Stored data »
+--
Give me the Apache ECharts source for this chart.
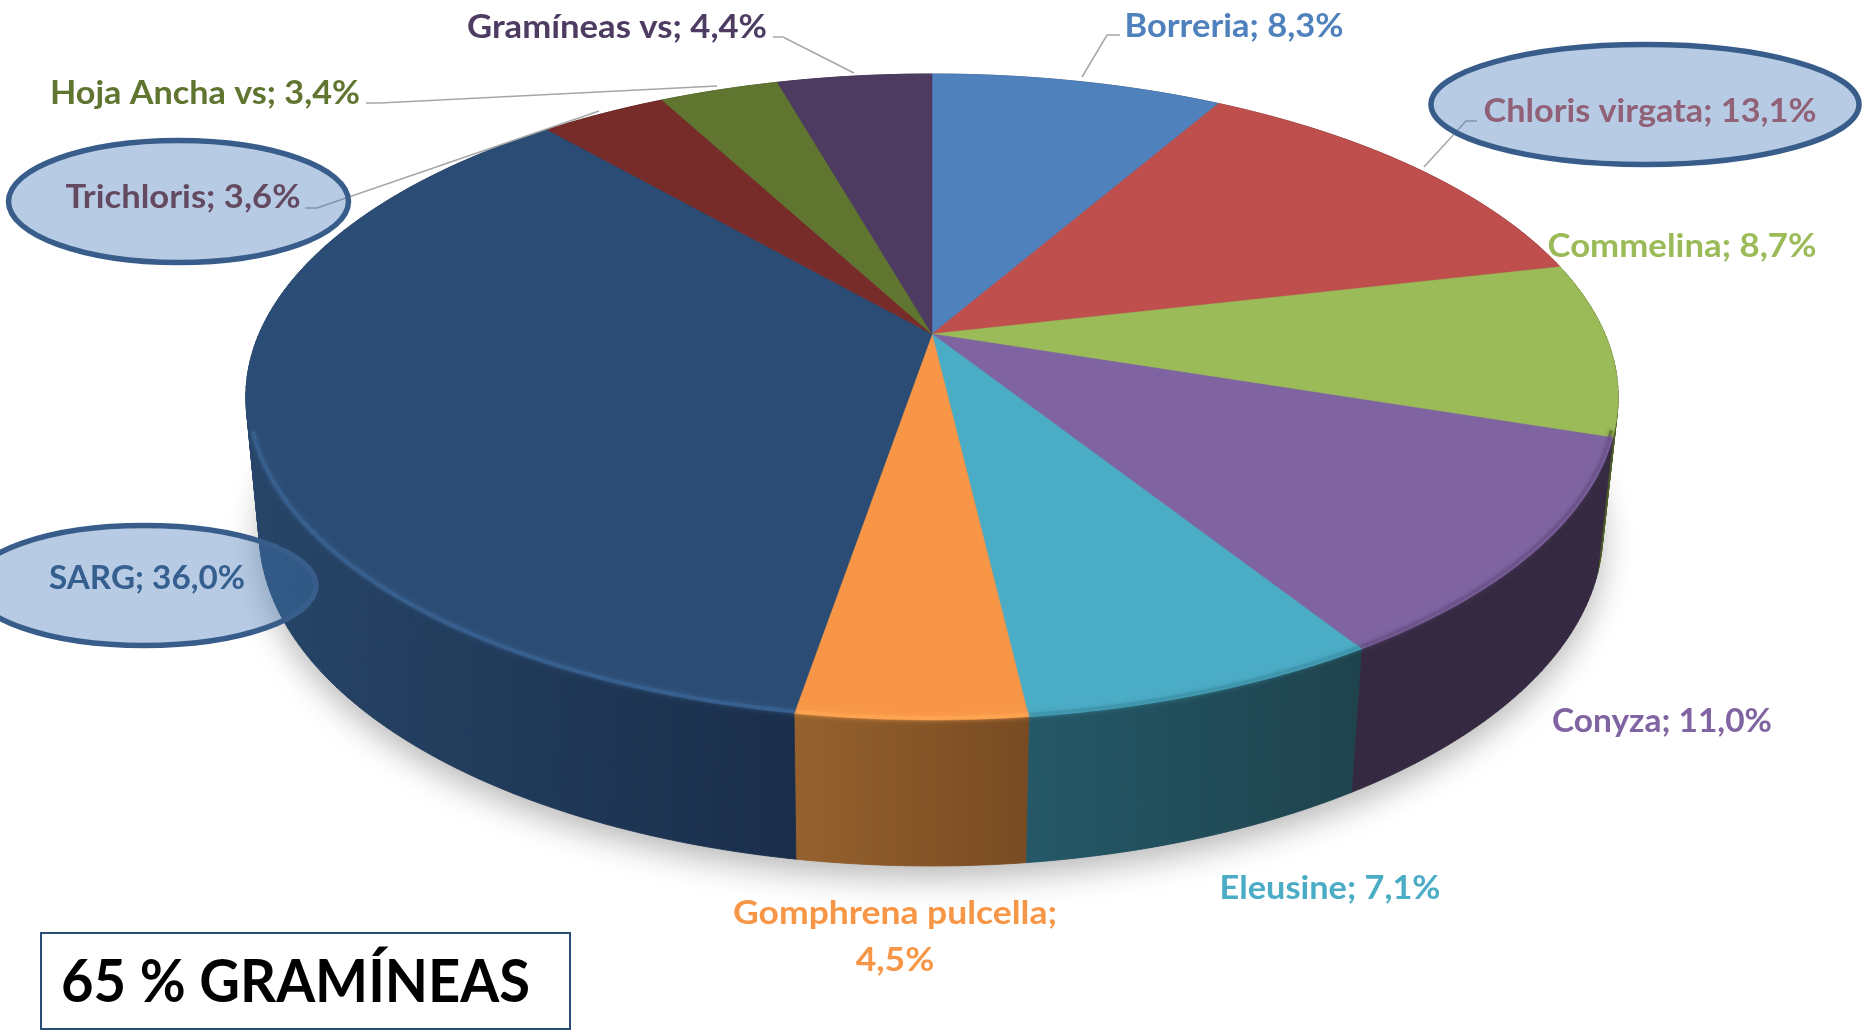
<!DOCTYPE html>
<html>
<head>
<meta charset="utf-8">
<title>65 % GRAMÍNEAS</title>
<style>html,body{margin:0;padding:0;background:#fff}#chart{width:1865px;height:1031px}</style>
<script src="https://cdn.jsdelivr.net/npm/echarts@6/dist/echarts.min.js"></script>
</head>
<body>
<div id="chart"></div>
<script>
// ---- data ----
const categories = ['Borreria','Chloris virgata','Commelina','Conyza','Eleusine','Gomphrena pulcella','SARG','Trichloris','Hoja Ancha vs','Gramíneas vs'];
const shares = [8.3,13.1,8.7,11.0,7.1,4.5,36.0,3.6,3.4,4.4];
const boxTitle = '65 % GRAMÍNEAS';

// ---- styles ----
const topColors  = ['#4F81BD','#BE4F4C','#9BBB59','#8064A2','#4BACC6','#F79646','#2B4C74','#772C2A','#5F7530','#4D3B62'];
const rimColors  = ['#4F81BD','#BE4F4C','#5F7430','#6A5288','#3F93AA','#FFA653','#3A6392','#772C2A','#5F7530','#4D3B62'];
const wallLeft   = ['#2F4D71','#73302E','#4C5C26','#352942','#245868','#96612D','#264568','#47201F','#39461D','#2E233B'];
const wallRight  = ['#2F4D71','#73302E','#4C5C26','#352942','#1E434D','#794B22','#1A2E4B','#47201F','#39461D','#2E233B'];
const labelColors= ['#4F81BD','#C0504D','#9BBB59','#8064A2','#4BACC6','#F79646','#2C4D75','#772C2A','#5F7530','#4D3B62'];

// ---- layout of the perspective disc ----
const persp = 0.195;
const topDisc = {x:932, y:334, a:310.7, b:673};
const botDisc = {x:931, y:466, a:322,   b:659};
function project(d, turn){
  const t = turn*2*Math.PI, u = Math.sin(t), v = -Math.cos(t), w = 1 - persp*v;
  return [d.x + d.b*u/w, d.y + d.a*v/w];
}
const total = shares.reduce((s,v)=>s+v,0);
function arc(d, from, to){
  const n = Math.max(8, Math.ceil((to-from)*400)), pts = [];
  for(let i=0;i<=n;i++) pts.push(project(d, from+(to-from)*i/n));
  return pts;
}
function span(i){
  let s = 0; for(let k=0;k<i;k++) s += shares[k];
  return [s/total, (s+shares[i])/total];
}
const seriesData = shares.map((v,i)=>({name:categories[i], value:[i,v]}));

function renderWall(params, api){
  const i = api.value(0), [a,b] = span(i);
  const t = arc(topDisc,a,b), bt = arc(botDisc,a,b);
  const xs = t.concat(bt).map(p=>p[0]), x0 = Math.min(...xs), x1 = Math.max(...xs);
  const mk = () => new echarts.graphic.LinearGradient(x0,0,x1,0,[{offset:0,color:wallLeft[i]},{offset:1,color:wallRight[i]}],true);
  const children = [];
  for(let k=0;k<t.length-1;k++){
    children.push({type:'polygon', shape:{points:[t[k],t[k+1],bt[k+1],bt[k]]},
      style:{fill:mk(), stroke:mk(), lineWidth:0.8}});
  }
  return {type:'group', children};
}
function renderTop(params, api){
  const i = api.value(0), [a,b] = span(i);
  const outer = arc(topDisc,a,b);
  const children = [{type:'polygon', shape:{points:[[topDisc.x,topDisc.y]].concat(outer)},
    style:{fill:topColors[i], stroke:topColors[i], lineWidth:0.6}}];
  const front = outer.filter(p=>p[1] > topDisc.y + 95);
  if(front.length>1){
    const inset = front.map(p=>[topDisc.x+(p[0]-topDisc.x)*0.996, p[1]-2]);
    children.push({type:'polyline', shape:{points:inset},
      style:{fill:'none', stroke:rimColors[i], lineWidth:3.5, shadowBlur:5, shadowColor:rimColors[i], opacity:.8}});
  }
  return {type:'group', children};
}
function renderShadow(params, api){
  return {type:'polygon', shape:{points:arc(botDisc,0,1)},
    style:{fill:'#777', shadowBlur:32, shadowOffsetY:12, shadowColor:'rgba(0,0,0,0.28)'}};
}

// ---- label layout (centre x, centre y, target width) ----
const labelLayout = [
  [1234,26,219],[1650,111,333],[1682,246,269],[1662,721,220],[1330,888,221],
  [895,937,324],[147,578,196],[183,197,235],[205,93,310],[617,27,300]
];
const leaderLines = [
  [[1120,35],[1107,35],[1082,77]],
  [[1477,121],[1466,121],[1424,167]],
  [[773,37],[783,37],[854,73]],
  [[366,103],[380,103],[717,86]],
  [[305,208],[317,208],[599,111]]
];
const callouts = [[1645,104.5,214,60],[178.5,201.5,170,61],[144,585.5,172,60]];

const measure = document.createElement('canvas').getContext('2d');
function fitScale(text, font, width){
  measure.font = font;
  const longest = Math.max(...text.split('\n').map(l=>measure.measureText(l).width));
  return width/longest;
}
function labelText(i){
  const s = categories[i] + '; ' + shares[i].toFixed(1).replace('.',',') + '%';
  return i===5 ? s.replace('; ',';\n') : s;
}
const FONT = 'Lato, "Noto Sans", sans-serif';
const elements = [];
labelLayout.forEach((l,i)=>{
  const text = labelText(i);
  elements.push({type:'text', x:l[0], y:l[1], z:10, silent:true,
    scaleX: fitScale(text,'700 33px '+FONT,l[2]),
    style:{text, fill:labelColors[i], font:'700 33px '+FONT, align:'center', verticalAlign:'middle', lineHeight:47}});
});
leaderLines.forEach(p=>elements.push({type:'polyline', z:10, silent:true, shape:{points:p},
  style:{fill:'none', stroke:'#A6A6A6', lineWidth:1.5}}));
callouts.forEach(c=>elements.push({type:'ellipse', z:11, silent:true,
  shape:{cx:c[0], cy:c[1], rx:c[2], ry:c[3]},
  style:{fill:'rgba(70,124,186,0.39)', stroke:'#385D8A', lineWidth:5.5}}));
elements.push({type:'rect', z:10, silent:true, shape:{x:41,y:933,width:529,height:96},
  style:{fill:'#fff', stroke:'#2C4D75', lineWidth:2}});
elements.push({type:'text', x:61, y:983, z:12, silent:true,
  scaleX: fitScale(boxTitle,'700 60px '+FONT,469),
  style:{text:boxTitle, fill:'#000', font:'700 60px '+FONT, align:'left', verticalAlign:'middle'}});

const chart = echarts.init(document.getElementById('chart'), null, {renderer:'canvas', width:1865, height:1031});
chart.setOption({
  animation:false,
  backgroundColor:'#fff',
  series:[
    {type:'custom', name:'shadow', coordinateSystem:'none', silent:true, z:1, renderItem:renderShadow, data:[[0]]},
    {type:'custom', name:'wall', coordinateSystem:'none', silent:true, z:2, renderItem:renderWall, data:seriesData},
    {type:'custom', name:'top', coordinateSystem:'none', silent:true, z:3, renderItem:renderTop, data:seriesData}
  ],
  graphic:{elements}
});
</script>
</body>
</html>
+--
Task goal »
Reproduce the whole listing word for word, setting aside any pictures.

Response to the exercise »
Give me the Apache ECharts source for this chart.
<!DOCTYPE html>
<html>
<head>
<meta charset="utf-8">
<title>65 % GRAMÍNEAS</title>
<style>html,body{margin:0;padding:0;background:#fff}#chart{width:1865px;height:1031px}</style>
<script src="https://cdn.jsdelivr.net/npm/echarts@6/dist/echarts.min.js"></script>
</head>
<body>
<div id="chart"></div>
<script>
// ---- data ----
const categories = ['Borreria','Chloris virgata','Commelina','Conyza','Eleusine','Gomphrena pulcella','SARG','Trichloris','Hoja Ancha vs','Gramíneas vs'];
const shares = [8.3,13.1,8.7,11.0,7.1,4.5,36.0,3.6,3.4,4.4];
const boxTitle = '65 % GRAMÍNEAS';

// ---- styles ----
const topColors  = ['#4F81BD','#BE4F4C','#9BBB59','#8064A2','#4BACC6','#F79646','#2B4C74','#772C2A','#5F7530','#4D3B62'];
const rimColors  = ['#4F81BD','#BE4F4C','#5F7430','#6A5288','#3F93AA','#FFA653','#3A6392','#772C2A','#5F7530','#4D3B62'];
const wallLeft   = ['#2F4D71','#73302E','#4C5C26','#352942','#245868','#96612D','#264568','#47201F','#39461D','#2E233B'];
const wallRight  = ['#2F4D71','#73302E','#4C5C26','#352942','#1E434D','#794B22','#1A2E4B','#47201F','#39461D','#2E233B'];
const labelColors= ['#4F81BD','#C0504D','#9BBB59','#8064A2','#4BACC6','#F79646','#2C4D75','#772C2A','#5F7530','#4D3B62'];

// ---- layout of the perspective disc ----
const persp = 0.195;
const topDisc = {x:932, y:334, a:310.7, b:673};
const botDisc = {x:931, y:466, a:322,   b:659};
function project(d, turn){
  const t = turn*2*Math.PI, u = Math.sin(t), v = -Math.cos(t), w = 1 - persp*v;
  return [d.x + d.b*u/w, d.y + d.a*v/w];
}
const total = shares.reduce((s,v)=>s+v,0);
function arc(d, from, to){
  const n = Math.max(8, Math.ceil((to-from)*400)), pts = [];
  for(let i=0;i<=n;i++) pts.push(project(d, from+(to-from)*i/n));
  return pts;
}
function span(i){
  let s = 0; for(let k=0;k<i;k++) s += shares[k];
  return [s/total, (s+shares[i])/total];
}
const seriesData = shares.map((v,i)=>({name:categories[i], value:[i,v]}));

function renderWall(params, api){
  const i = api.value(0), [a,b] = span(i);
  const t = arc(topDisc,a,b), bt = arc(botDisc,a,b);
  const xs = t.concat(bt).map(p=>p[0]), x0 = Math.min(...xs), x1 = Math.max(...xs);
  const mk = () => new echarts.graphic.LinearGradient(x0,0,x1,0,[{offset:0,color:wallLeft[i]},{offset:1,color:wallRight[i]}],true);
  const children = [];
  for(let k=0;k<t.length-1;k++){
    children.push({type:'polygon', shape:{points:[t[k],t[k+1],bt[k+1],bt[k]]},
      style:{fill:mk(), stroke:mk(), lineWidth:0.8}});
  }
  return {type:'group', children};
}
function renderTop(params, api){
  const i = api.value(0), [a,b] = span(i);
  const outer = arc(topDisc,a,b);
  const children = [{type:'polygon', shape:{points:[[topDisc.x,topDisc.y]].concat(outer)},
    style:{fill:topColors[i], stroke:topColors[i], lineWidth:0.6}}];
  const front = outer.filter(p=>p[1] > topDisc.y + 95);
  if(front.length>1){
    const inset = front.map(p=>[topDisc.x+(p[0]-topDisc.x)*0.996, p[1]-2]);
    children.push({type:'polyline', shape:{points:inset},
      style:{fill:'none', stroke:rimColors[i], lineWidth:3.5, shadowBlur:5, shadowColor:rimColors[i], opacity:.8}});
  }
  return {type:'group', children};
}
function renderShadow(params, api){
  return {type:'polygon', shape:{points:arc(botDisc,0,1)},
    style:{fill:'#777', shadowBlur:32, shadowOffsetY:12, shadowColor:'rgba(0,0,0,0.28)'}};
}

// ---- label layout (centre x, centre y, target width) ----
const labelLayout = [
  [1234,26,219],[1650,111,333],[1682,246,269],[1662,721,220],[1330,888,221],
  [895,937,324],[147,578,196],[183,197,235],[205,93,310],[617,27,300]
];
const leaderLines = [
  [[1120,35],[1107,35],[1082,77]],
  [[1477,121],[1466,121],[1424,167]],
  [[773,37],[783,37],[854,73]],
  [[366,103],[380,103],[717,86]],
  [[305,208],[317,208],[599,111]]
];
const callouts = [[1645,104.5,214,60],[178.5,201.5,170,61],[144,585.5,172,60]];

const measure = document.createElement('canvas').getContext('2d');
function fitScale(text, font, width){
  measure.font = font;
  const longest = Math.max(...text.split('\n').map(l=>measure.measureText(l).width));
  return width/longest;
}
function labelText(i){
  const s = categories[i] + '; ' + shares[i].toFixed(1).replace('.',',') + '%';
  return i===5 ? s.replace('; ',';\n') : s;
}
const FONT = 'Lato, "Noto Sans", sans-serif';
const elements = [];
labelLayout.forEach((l,i)=>{
  const text = labelText(i);
  elements.push({type:'text', x:l[0], y:l[1], z:10, silent:true,
    scaleX: fitScale(text,'700 33px '+FONT,l[2]),
    style:{text, fill:labelColors[i], font:'700 33px '+FONT, align:'center', verticalAlign:'middle', lineHeight:47}});
});
leaderLines.forEach(p=>elements.push({type:'polyline', z:10, silent:true, shape:{points:p},
  style:{fill:'none', stroke:'#A6A6A6', lineWidth:1.5}}));
callouts.forEach(c=>elements.push({type:'ellipse', z:11, silent:true,
  shape:{cx:c[0], cy:c[1], rx:c[2], ry:c[3]},
  style:{fill:'rgba(70,124,186,0.39)', stroke:'#385D8A', lineWidth:5.5}}));
elements.push({type:'rect', z:10, silent:true, shape:{x:41,y:933,width:529,height:96},
  style:{fill:'#fff', stroke:'#2C4D75', lineWidth:2}});
elements.push({type:'text', x:61, y:983, z:12, silent:true,
  scaleX: fitScale(boxTitle,'700 60px '+FONT,469),
  style:{text:boxTitle, fill:'#000', font:'700 60px '+FONT, align:'left', verticalAlign:'middle'}});

const chart = echarts.init(document.getElementById('chart'), null, {renderer:'canvas', width:1865, height:1031});
chart.setOption({
  animation:false,
  backgroundColor:'#fff',
  series:[
    {type:'custom', name:'shadow', coordinateSystem:'none', silent:true, z:1, renderItem:renderShadow, data:[[0]]},
    {type:'custom', name:'wall', coordinateSystem:'none', silent:true, z:2, renderItem:renderWall, data:seriesData},
    {type:'custom', name:'top', coordinateSystem:'none', silent:true, z:3, renderItem:renderTop, data:seriesData}
  ],
  graphic:{elements}
});
</script>
</body>
</html>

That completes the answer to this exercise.